The agency also noted that Slovakia's level of state debt is stable. Public debt/GDP peaked at 62.5 percent in 2021 and is expected to fall very gradually to 58.0 percent by 2025, thanks to a modest narrowing of the primary deficit, strong nominal growth and low-interest rate costs.
Slovakia's 2021 Fiscal performance was better than expected, thanks to stronger revenue and lower capital expenditure, with the deficit at an estimated 6.3 percent of GDP, the agency wrote.
“We now forecast an only modest fall in the deficit, to 5.3 percent of GDP in 2022, as we expect higher expenditure pressures stemming from the Ukraine-Russia conflict,“ the report reads.
When it comes to Slovakia's economic weaknesses, the Fitch agency lists inflation growth, the pressure on public finances due to the Russian invasion of Ukraine and Slovakia's high dependence on the import of Russian energies.

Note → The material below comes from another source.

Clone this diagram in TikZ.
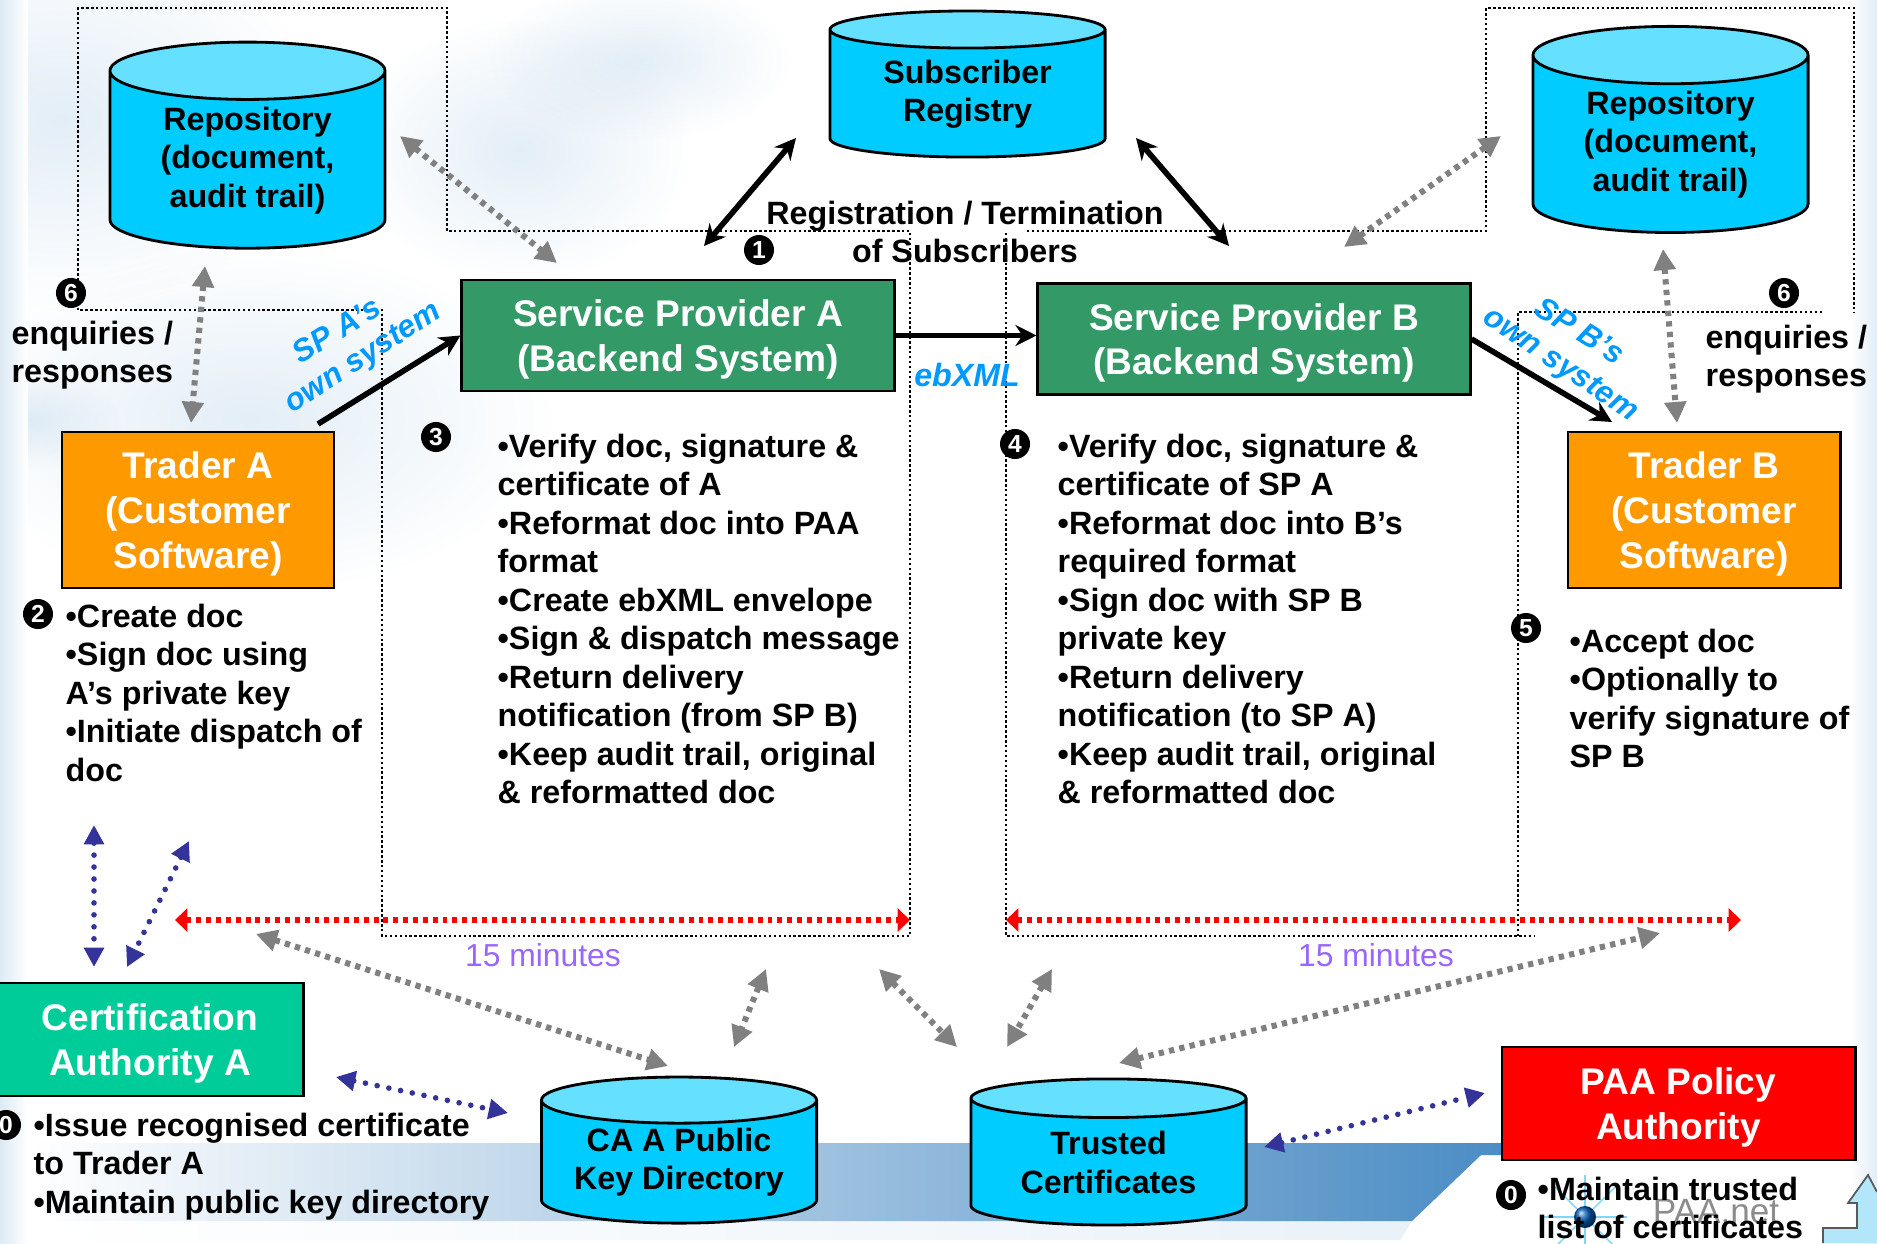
\documentclass[tikz,border=0pt]{standalone}
\usepackage{fontspec}
\setmainfont{Liberation Sans}
\usetikzlibrary{arrows.meta,shapes.geometric,fadings}
\definecolor{cylbody}{HTML}{00CCFF}
\definecolor{cyltop}{HTML}{66E0FF}
\definecolor{spgreen}{HTML}{339966}
\definecolor{traderorange}{HTML}{FF9900}
\definecolor{catea}{HTML}{00CC99}
\definecolor{arrblue}{HTML}{333399}
\definecolor{labelblue}{HTML}{0099FF}
\definecolor{minpurple}{HTML}{9966FF}
\definecolor{blotch}{HTML}{A9CBE6}
\definecolor{bandblue}{HTML}{4A8CC4}
\tikzfading[name=blobfade,inner color=transparent!68,outer color=transparent!100]
\newcommand{\boxtop}{\rule{0pt}{9.85pt}}
\begin{document}
\begin{tikzpicture}[x=0.01cm,y=-0.01cm,
	every node/.style={font=\fontsize{9.17}{10.95}\selectfont\bfseries,inner sep=0pt},
	cyl/.style={draw=black,line width=.8pt,cylinder,shape border rotate=90,cylinder uses custom fill,cylinder body fill=cylbody,cylinder end fill=cyltop,align=center,minimum width=2.75cm},
	cylbig/.style={cyl,shape aspect=.33,minimum height=2.06cm},
	cylsmall/.style={cyl,shape aspect=.22,minimum height=1.46cm},
	bigbox/.style={draw=black,line width=.8pt,align=center,text=white,font=\fontsize{10.55}{12.75}\selectfont\bfseries},
	spbox/.style={bigbox,fill=spgreen,minimum width=4.32cm,minimum height=1.11cm},
	traderbox/.style={bigbox,fill=traderorange,minimum width=2.72cm,minimum height=1.56cm},
	listtext/.style={anchor=north west,align=left},
	num/.style={circle,fill=black,text=white,minimum size=.3cm,font=\fontsize{7}{7}\selectfont\bfseries},
	mins/.style={text=minpurple,font=\fontsize{9.05}{11}\selectfont},
	splabel/.style={text=labelblue,font=\fontsize{8.9}{11}\selectfont\bfseries\itshape},
	frameline/.style={black,line width=.5pt,dash pattern=on .7pt off .7pt},
	blackarr/.style={black,line width=1.6pt,-{Stealth[length=6pt,width=6pt]}},
	blackboth/.style={blackarr,{Stealth[length=6pt,width=6pt]}-{Stealth[length=6pt,width=6pt]}},
	grayarr/.style={color=gray,line width=1.7pt,dash pattern=on 1.5pt off 1.5pt,{Triangle[length=6pt,width=6pt]}-{Triangle[length=6pt,width=6pt]}},
	bluearr/.style={color=arrblue,line width=1.6pt,line cap=round,dash pattern=on 0pt off 3.4pt,{Triangle[length=5.5pt,width=5.5pt]}-{Triangle[length=5.5pt,width=5.5pt]}},
	redarr/.style={color=red,line width=1.7pt,dash pattern=on 1.4pt off 1.4pt,{Triangle[length=3.5pt,width=6.5pt]}-{Triangle[length=3.5pt,width=6.5pt]}}]
	\useasboundingbox (0,0) rectangle (1877,1243);
	\clip (0,0) rectangle (1877,1243);
	% background
	\fill[white] (0,0) rectangle (1877,1243);
	\fill[blotch,path fading=blobfade] (60,120) ellipse (260 and 190);
	\fill[blotch,path fading=blobfade] (250,420) ellipse (300 and 170);
	\fill[blotch,path fading=blobfade] (520,150) ellipse (170 and 130);
	\fill[blotch,path fading=blobfade] (30,420) ellipse (90 and 50);
	\fill[blotch,path fading=blobfade] (640,60) ellipse (150 and 80);
	\shade[left color=blotch!40,right color=white] (0,0) rectangle (28,1243);
	\shade[left color=white,right color=blotch!35] (1850,0) rectangle (1877,1243);
	\shade[left color=white,right color=blotch!25] (40,1221) -- (1412,1221) -- (1400,1240) -- (60,1240) -- cycle;
	\shade[left color=white,right color=bandblue] (30,1143) -- (1510,1143) -- (1510,1155) -- (1481,1155) -- (1412,1221) -- (55,1221) -- cycle;
	\fill[cyan!30!white] (1868,1175) -- (1877,1192) -- (1877,1243) -- (1823,1243) -- (1823,1228) -- (1857,1228) -- (1857,1203) -- (1848,1203) -- cycle;
	\draw[black!65,line width=.5pt] (1877,1192) -- (1868,1175) -- (1848,1203) -- (1857,1203) -- (1857,1228) -- (1823,1228) -- (1823,1243);
	% logo behind the last list
	\foreach \a in {0,45,...,315}
		\draw[cyan!50,line width=.4pt] (1585,1217) -- ++(\a:42);
	\shade[ball color=blue!50!cyan!70!black] (1585,1217) circle (11);
	\node[font=\fontsize{10}{11}\selectfont\rmfamily,text=black!45] (logo) at (1716,1212) {PAA.net};
	% dotted frames
	\draw[frameline] (78,310) -- (78,8) -- (447,8) -- (447,231) -- (910,231) -- (910,936) -- (382,936) -- (382,310) -- cycle;
	\draw[frameline] (1006,233) -- (1006,936) -- (1534,936);
	\draw[frameline] (1518,936) -- (1518,312) -- (1822,312);
	\draw[frameline] (1027,231) -- (1486,231) -- (1486,8) -- (1854,8) -- (1854,312);
	% stores
	\node[cylbig] (repoa) at (247.5,160.2) {Repository\\(document,\\audit trail)};
	\node[cylbig] (repob) at (1670.5,144.5) {Repository\\(document,\\audit trail)};
	\node[cylsmall] (subreg) at (967.5,94) {Subscriber\\Registry};
	\node[cylsmall] (capub) at (679,1162.3) {CA A Public\\Key Directory};
	\node[cylsmall] (trusted) at (1108.5,1162.3) {Trusted\\Certificates};
	% boxes
	\node[spbox] (spa) at (678,335.5) {\boxtop Service Provider A\\(Backend System)};
	\node[spbox] (spb) at (1254,339) {\boxtop Service Provider B\\(Backend System)};
	\node[traderbox] (tradera) at (198,510) {\boxtop Trader A\\(Customer\\Software)};
	\node[traderbox] (traderb) at (1704,510) {\boxtop Trader B\\(Customer\\Software)};
	\node[bigbox,fill=catea,minimum width=3.06cm,minimum height=1.13cm] (caa) at (150,1039.5) {\boxtop Certification\\Authority A};
	\node[bigbox,fill=red,minimum width=3.53cm,minimum height=1.13cm] (paa) at (1678.5,1103.5) {\boxtop PAA Policy\\Authority};
	% free ends of the arrows
	\coordinate (rega1) at (704,246);
	\coordinate (rega2) at (796,138);
	\coordinate (regb1) at (1229,246);
	\coordinate (regb2) at (1136,138);
	\coordinate (subma) at (318,424);
	\coordinate (submb) at (1612,422);
	\coordinate (audita1) at (400,136);
	\coordinate (audita2) at (557,263);
	\coordinate (auditb1) at (1501,136);
	\coordinate (auditb2) at (1344,247);
	\coordinate (enqa1) at (205,266);
	\coordinate (enqa2) at (191,423);
	\coordinate (enqb1) at (1663,249);
	\coordinate (enqb2) at (1677,423);
	\coordinate (chka1) at (256,934);
	\coordinate (chka2) at (668,1066);
	\coordinate (chkb1) at (766,969);
	\coordinate (chkb2) at (734,1047);
	\coordinate (chkc1) at (879,969);
	\coordinate (chkc2) at (957,1047);
	\coordinate (chkd1) at (1052,969);
	\coordinate (chkd2) at (1007,1047);
	\coordinate (chke1) at (1119,1063);
	\coordinate (chke2) at (1660,933);
	\coordinate (cert1) at (94,825);
	\coordinate (cert2) at (94,967);
	\coordinate (cert3) at (189,841);
	\coordinate (cert4) at (127,967);
	\coordinate (pub1) at (336,1077);
	\coordinate (pub2) at (508,1113);
	\coordinate (pol1) at (1264,1147);
	\coordinate (pol2) at (1485,1093);
	\coordinate (time1) at (175,920);
	\coordinate (time2) at (910,920);
	\coordinate (time3) at (1006,920);
	\coordinate (time4) at (1741,920);
	% arrows
	\draw[blackboth] (rega1)--(rega2);
	\draw[blackboth] (regb1)--(regb2);
	\draw[blackarr] (subma)--(spa.west);
	\draw[blackarr] (spa.east)--(spa.east -| spb.west);
	\draw[blackarr] (spb.east)--(submb);
	\foreach \p/\q in {audita1/audita2,auditb1/auditb2,enqa1/enqa2,enqb1/enqb2,chka1/chka2,chkb1/chkb2,chkc1/chkc2,chkd1/chkd2,chke1/chke2}
		\draw[grayarr] (\p)--(\q);
	\foreach \p/\q in {cert1/cert2,cert3/cert4,pub1/pub2,pol1/pol2}
		\draw[bluearr] (\p)--(\q);
	\draw[redarr] (time1)--(time2);
	\draw[redarr] (time3)--(time4);
	% numbers
	\node[num] (n1) at (759,250) {1};
	\node[num] (n2) at (38,614) {2};
	\node[num] (n3) at (436,437) {3};
	\node[num] (n4) at (1015,444) {4};
	\node[num] (n5) at (1526,628) {5};
	\node[num] (n6a) at (71,293) {6};
	\node[num] (n6b) at (1784,293) {6};
	\node[num] (n0a) at (6,1125) {0};
	\node[num] (n0b) at (1511,1195) {0};
	% texts
	\node[align=center] (regtext) at (965,232) {Registration / Termination\\of Subscribers};
	\node[splabel,font=\fontsize{9.15}{11}\selectfont\bfseries\itshape] (ebxml) at (967,375) {ebXML};
	\node[splabel,rotate=32] (spaname) at (336,330) {SP A's};
	\node[splabel,rotate=33] (spaown) at (364,359) {own system};
	\node[splabel,rotate=-32] (spbname) at (1580,330) {SP B's};
	\node[splabel,rotate=-34] (spbown) at (1560,366) {own system};
	\node[listtext] (enqa) at (11,320) {enquiries /\\responses};
	\node[listtext] (enqb) at (1705,324) {enquiries /\\responses};
	\node[listtext] (tatext) at (65,603) {•Create doc\\•Sign doc using\\A’s private key\\•Initiate dispatch of\\doc};
	\node[listtext] (tbtext) at (1569,628) {•Accept doc\\•Optionally to\\verify signature of\\SP B};
	\node[listtext] (spatext) at (497,433) {•Verify doc, signature \&\\certificate of A\\•Reformat doc into PAA\\format\\•Create ebXML envelope\\•Sign \& dispatch message\\•Return delivery\\notification (from SP B)\\•Keep audit trail, original\\\& reformatted doc};
	\node[listtext] (spbtext) at (1057,433) {•Verify doc, signature \&\\certificate of SP A\\•Reformat doc into B’s\\required format\\•Sign doc with SP B\\private key\\•Return delivery\\notification (to SP A)\\•Keep audit trail, original\\\& reformatted doc};
	\node[listtext] (catext) at (33,1112) {•Issue recognised certificate\\to Trader A\\•Maintain public key directory};
	\node[listtext] (paatext) at (1537,1176) {•Maintain trusted\\list of certificates};
	\node[mins] (mina) at (543,955) {15 minutes};
	\node[mins] (minb) at (1376,955) {15 minutes};
\end{tikzpicture}
\end{document}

The agency expects economic growth to slow down from 3 percent in the previous year to 2 percent in 2022.
“We expect public investment to provide some momentum in 2022, in line with the higher absorption of the 2014-2020 Multi-Annual Financing Framework and from the Recovery and Resilience Fund (RRF),” the agency wrote. “Higher investment, combined with our assumption of a normalisation of external trade, will lift growth to 4.6 percent in 2023.”